Both Fort Lauderdale-Hollywood International Airport and Miami International airport have have thousands of daily flights to and from Cuba.
Several airlines have expressed interest in adding commercial flights out of Fort Lauderdale if the political situation changes.
In the commercial flights arena, the news was exciting. The International Trade Commission estimated in 2001 that the embargo was costing U.S. exporters up to $1.2 billion annually in lost sales.
Xael Charters with JetBlue planes and has flights on Fridays from Fort Lauderdale to Havana. IBC has charter flights out of Fort Lauderdale to Guantanamo Bay.
American Airlines, American Eagle, Sun Country, World Atlantic, Vision Airlines, Falcon Air Express, and Swift Air are some of the many airlines that fly to Havana out of Miami.
"American proudly serves more destinations in the Caribbean and Latin America than any other carrier, giving us a unique understanding of the people and cultures of the region," an American Airlines representative said. "We will continue to be guided by the laws and policies of our government, and the governments of the countries we serve, as they evolve."

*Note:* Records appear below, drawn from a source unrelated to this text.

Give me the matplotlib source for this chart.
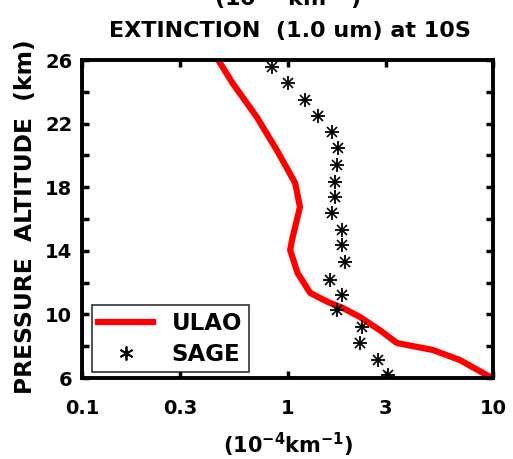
import matplotlib
matplotlib.use('Agg')
import matplotlib.pyplot as plt
from matplotlib.ticker import FixedLocator, NullLocator
from matplotlib.lines import Line2D

# ULAO extinction profile (1e-4 km^-1) vs pressure altitude (km)
ulao_alt = [26.0, 24.55, 22.4, 20.3, 18.26, 16.75, 14.87, 14.05, 12.6, 11.35,
            10.8, 10.4, 9.84, 9.0, 8.2, 7.76, 7.13, 6.06]
ulao_ext = [0.46, 0.54, 0.71, 0.89, 1.09, 1.15, 1.06, 1.03, 1.12, 1.29,
            1.56, 1.86, 2.25, 2.82, 3.41, 5.1, 6.9, 9.7]

# SAGE points
sage_alt = [25.56, 24.55, 23.5, 22.5, 21.47, 20.47, 19.4, 18.33, 17.38, 16.38,
            15.3, 14.36, 13.3, 12.16, 11.2, 10.28, 9.2, 8.2, 7.13, 6.19]
sage_ext = [0.84, 1.0, 1.22, 1.41, 1.65, 1.76, 1.74, 1.70, 1.70, 1.65,
            1.84, 1.84, 1.91, 1.61, 1.84, 1.74, 2.31, 2.25, 2.75, 3.08]

x_ticks = [0.1, 0.3, 1, 3, 10]
x_labels = ['0.1', '0.3', '1', '3', '10']
y_ticks = [6, 10, 14, 18, 22, 26]
y_minor = [8, 12, 16, 20, 24]

plt.rcParams['font.family'] = ['DejaVu Sans']
plt.rcParams['font.weight'] = 'bold'
plt.rcParams['mathtext.default'] = 'bf'

W, H = 513, 459
fig = plt.figure(figsize=(W / 100, H / 100), dpi=100)
ax = fig.add_axes([82 / W, 1 - 378 / H, 411 / W, 318 / H])

ax.plot(ulao_ext, ulao_alt, color='#ff0000', lw=4.5, solid_capstyle='butt')
# MATLAB-style asterisk: a "+" and an "x" on top of each other
ax.plot(sage_ext, sage_alt, ls='none', marker='x', color='black', ms=7,
        markeredgewidth=1.2)
ax.plot(sage_ext, sage_alt, ls='none', marker='+', color='black', ms=10,
        markeredgewidth=1.3)

ax.set_xscale('log')
ax.set_xlim(0.1, 10)
ax.set_ylim(6, 26)
ax.xaxis.set_major_locator(FixedLocator(x_ticks))
ax.xaxis.set_minor_locator(NullLocator())
ax.set_xticklabels(x_labels)
ax.yaxis.set_major_locator(FixedLocator(y_ticks))
ax.yaxis.set_minor_locator(FixedLocator(y_minor))

for s in ax.spines.values():
    s.set_linewidth(2.8)
ax.tick_params(which='both', direction='in', top=True, right=True,
               length=5, width=2.5, labelsize=14)
ax.tick_params(axis='x', which='both', pad=15)
ax.tick_params(axis='y', which='both', pad=7)
for lab in ax.get_xticklabels() + ax.get_yticklabels():
    lab.set_fontweight('bold')

fig.text(288 / W, 1 - 445 / H, r'(10$^{-4}$km$^{-1}$)', ha='center', va='center',
         fontsize=15, fontweight='bold')
fig.text(26 / W, 1 - 217 / H, 'PRESSURE  ALTITUDE  (km)', ha='center', va='center',
         rotation=90, fontsize=16.8, fontweight='bold')

fig.text(290 / W, 1 - 37 / H, 'EXTINCTION  (1.0 um) at 10S', ha='center', va='baseline',
         fontsize=16, fontweight='bold')
fig.text(287 / W, 1 - 6 / H, r'(10$^{-4}$ km$^{-1}$)', ha='center', va='baseline',
         fontsize=16, fontweight='bold')

handles = [Line2D([], [], color='#ff0000', lw=4.5),
           Line2D([], [], ls='none', marker=(6, 2, 0), color='black', ms=10,
                  markeredgewidth=1.3)]
leg = ax.legend(handles, ['ULAO', 'SAGE'], loc='lower left', bbox_to_anchor=(0.012, 0.003),
                prop={'size': 16.5, 'weight': 'bold'}, frameon=True, fancybox=False,
                edgecolor='black', handlelength=2.4, handletextpad=0.8,
                borderpad=0.3, labelspacing=0.32, borderaxespad=0.2)
leg.get_frame().set_linewidth(1.2)

fig.savefig('out.png', dpi=100)
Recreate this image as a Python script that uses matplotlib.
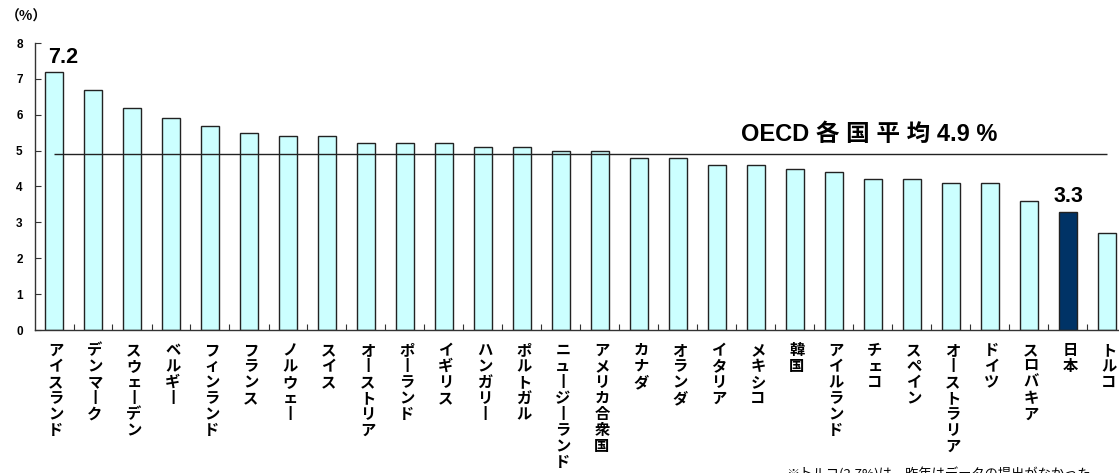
import matplotlib
matplotlib.use("Agg")
import matplotlib.pyplot as plt
import matplotlib.transforms as mtransforms
import numpy as np

plt.rcParams['font.family'] = ['Liberation Sans', 'Noto Sans CJK JP', 'DejaVu Sans']

# countries and rate (%)
countries = ['アイスランド', 'デンマーク', 'スウェーデン', 'ベルギー', 'フィンランド',
             'フランス', 'ノルウェー', 'スイス', 'オーストリア', 'ポーランド',
             'イギリス', 'ハンガリー', 'ポルトガル', 'ニュージーランド', 'アメリカ合衆国',
             'カナダ', 'オランダ', 'イタリア', 'メキシコ', '韓国',
             'アイルランド', 'チェコ', 'スペイン', 'オーストラリア', 'ドイツ',
             'スロバキア', '日本', 'トルコ']
values = [7.2, 6.7, 6.2, 5.9, 5.7, 5.5, 5.4, 5.4, 5.2, 5.2,
          5.2, 5.1, 5.1, 5.0, 5.0, 4.8, 4.8, 4.6, 4.6, 4.5,
          4.4, 4.2, 4.2, 4.1, 4.1, 3.6, 3.3, 2.7]
oecd_avg = 4.9
highlight = '日本'
yticks = [0, 1, 2, 3, 4, 5, 6, 7, 8]

W, H = 1119, 473
fig = plt.figure(figsize=(W / 100, H / 100), dpi=100)
# plot area runs a bit past the right edge
ax = fig.add_axes([34.5 / W, 1 - 330 / H, 1092 / W, 287 / H])

x = np.arange(len(countries))
colors = ['#003366' if c == highlight else '#CCFFFF' for c in countries]
ax.bar(x, values, width=0.44, color=colors, edgecolor='#222222', linewidth=1.0, zorder=2)

# OECD average line
ax.hlines(oecd_avg, x[0], x[-1], color='#222222', linewidth=1.0, zorder=3)
avg_label = 'OECD 各 国 平 均 %.1f %%' % oecd_avg
ax.text(20.9, oecd_avg + 0.55, avg_label,
        ha='center', va='center', fontsize=17, fontweight='bold')

# value labels: top country and Japan
ax.annotate('%.1f' % values[0], (x[0], values[0]), xytext=(9, 14),
            textcoords='offset pixels', ha='center', va='center',
            fontsize=15.5, fontweight='bold')
j = countries.index(highlight)
ax.annotate('%.1f' % values[j], (x[j], values[j]), xytext=(0, 15),
            textcoords='offset pixels', ha='center', va='center',
            fontsize=15.5, fontweight='bold')

ax.set_xlim(-0.5, len(countries) - 0.5)
ax.set_ylim(0, 8)
ax.set_yticks(yticks)
ax.set_yticklabels([str(t) for t in yticks], fontsize=8.5, fontweight='bold')
ax.set_xticks(x[:-1] + 0.5)
ax.set_xticklabels([])
ax.tick_params(axis='y', direction='in', length=4, pad=8.5, color='#333333')
ax.tick_params(axis='x', direction='in', length=4, color='#333333')
for s in ['top', 'right']:
    ax.spines[s].set_visible(False)
for s in ['left', 'bottom']:
    ax.spines[s].set_color('#333333')
    ax.spines[s].set_linewidth(1.0)

# vertical (tategaki) category labels
trans = mtransforms.blended_transform_factory(ax.transData, fig.transFigure)
for i, name in enumerate(countries):
    txt = '\n'.join(name.replace('ー', '丨'))
    ax.text(i + 0.05, 1 - 342 / H, txt, transform=trans, ha='center', va='top',
            fontsize=11, fontweight='bold', family=['Noto Sans CJK JP'],
            linespacing=1.0)

fig.text(6 / W, 1 - 17 / H, '（%）', ha='left', va='center', fontsize=10,
         fontweight='bold', family=['Noto Sans CJK JP'])
fig.text(786 / W, 1 - 467 / H, '※トルコ(2.7%)は、昨年はデータの提出がなかった',
         ha='left', va='top', fontsize=9.5, family=['Noto Sans CJK JP'])

fig.savefig('out.png', dpi=100)
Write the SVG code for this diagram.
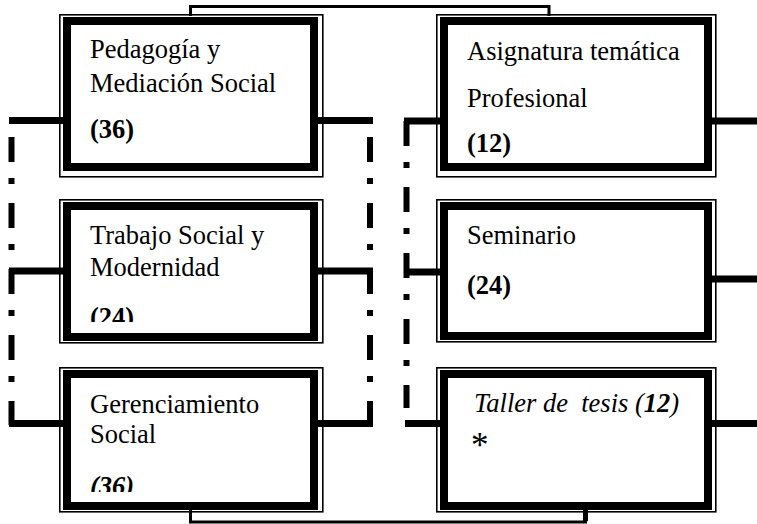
<svg xmlns="http://www.w3.org/2000/svg" width="757" height="524" viewBox="0 0 757 524">
<style>
.outer{fill:none;stroke:#000;stroke-width:1.6}
.thick{fill:#fff;stroke:#000;stroke-width:8}
.t{font-family:"Liberation Serif","Times New Roman",serif;font-size:26.5px;fill:#000}
.b{font-weight:bold}
.i{font-style:italic}
.stub{stroke:#000;stroke-width:7;fill:none}
.dash{stroke:#000;stroke-width:6;fill:none;stroke-dasharray:25 16 6 19}
.link{stroke:#000;stroke-width:3;fill:none}
</style>
<defs>
<clipPath id="c2"><rect x="60" y="190" width="260" height="132"/></clipPath>
<clipPath id="c3"><rect x="60" y="360" width="260" height="132"/></clipPath>
</defs>
<rect width="757" height="524" fill="#fff"/>
<g id="connectors">
<path class="link" d="M190.5 16 V6.5 H549 V16"/>
<path class="link" d="M190.5 510 V522 H585.5 V510"/>
<path d="M585.5 510 V521" stroke="#000" stroke-width="5"/>
<path class="stub" d="M9 120.5 H63 M317 120.5 H373"/>
<path class="stub" d="M9 271 H63 M317 271 H373"/>
<path class="stub" d="M9 423.5 H63 M317 423.5 H373"/>
<path class="dash" d="M11.5 137 V425"/>
<path class="dash" d="M370 137 V425"/>
<path class="stub" d="M404 121 H440 M712 121 H757"/>
<path class="stub" d="M404 272 H440 M712 279 H757"/>
<path class="stub" d="M405 423.5 H440 M712 423.5 H757"/>
<path class="dash" d="M406.5 121 V408"/>
</g>
<g id="n1">
<rect class="outer" x="59.8" y="14.8" width="263" height="162"/>
<rect class="thick" x="67" y="21" width="247" height="146"/>
<text class="t" x="90" y="58">Pedagogía y</text>
<text class="t" x="90" y="92">Mediación Social</text>
<text class="t b" x="90" y="138">(36)</text>
</g>
<g id="n2">
<rect class="outer" x="59.8" y="199.8" width="263" height="143"/>
<rect class="thick" x="67" y="206" width="247" height="131"/>
<text class="t" x="90" y="244">Trabajo Social y</text>
<text class="t" x="90" y="276">Modernidad</text>
<text class="t b" x="90" y="326" clip-path="url(#c2)">(24)</text>
</g>
<g id="n3">
<rect class="outer" x="59.8" y="367.8" width="263" height="144"/>
<rect class="thick" x="67" y="374" width="247" height="132"/>
<text class="t" x="90" y="413">Gerenciamiento</text>
<text class="t" x="90" y="443">Social</text>
<text class="t b i" x="90" y="495" clip-path="url(#c3)">(36)</text>
</g>
<g id="n4">
<rect class="outer" x="436.8" y="14.8" width="279" height="162"/>
<rect class="thick" x="444" y="21" width="264" height="146"/>
<text class="t" x="467" y="60">Asignatura temática</text>
<text class="t" x="467" y="107">Profesional</text>
<text class="t b" x="467" y="152">(12)</text>
</g>
<g id="n5">
<rect class="outer" x="436.8" y="199.8" width="279" height="142"/>
<rect class="thick" x="444" y="206" width="264" height="130"/>
<text class="t" x="467" y="244">Seminario</text>
<text class="t b" x="467" y="294">(24)</text>
</g>
<g id="n6">
<rect class="outer" x="436.8" y="367.8" width="279" height="144"/>
<rect class="thick" x="444" y="374" width="264" height="132"/>
<text class="t i" x="474" y="412" style="white-space:pre">Taller de  tesis (<tspan class="b">12</tspan>)</text>
<text class="t" x="471" y="457" style="font-size:35px">*</text>
</g>
</svg>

Other changes in policy will make it more appealing for people to travel to Cuba. The U.S. will allow travelers to use credit cards and debit cards on the island.
Travelers will also be allowed to bring Cuban cigars and alcohol products to Miami, as long as they are valued at $100. They will be allowed to import $400 worth of goods from Cuba for personal use. And relatives will also be allowed to send remittances of $2,000 every three months -- a $1,500 raise from the $500 previously allowed.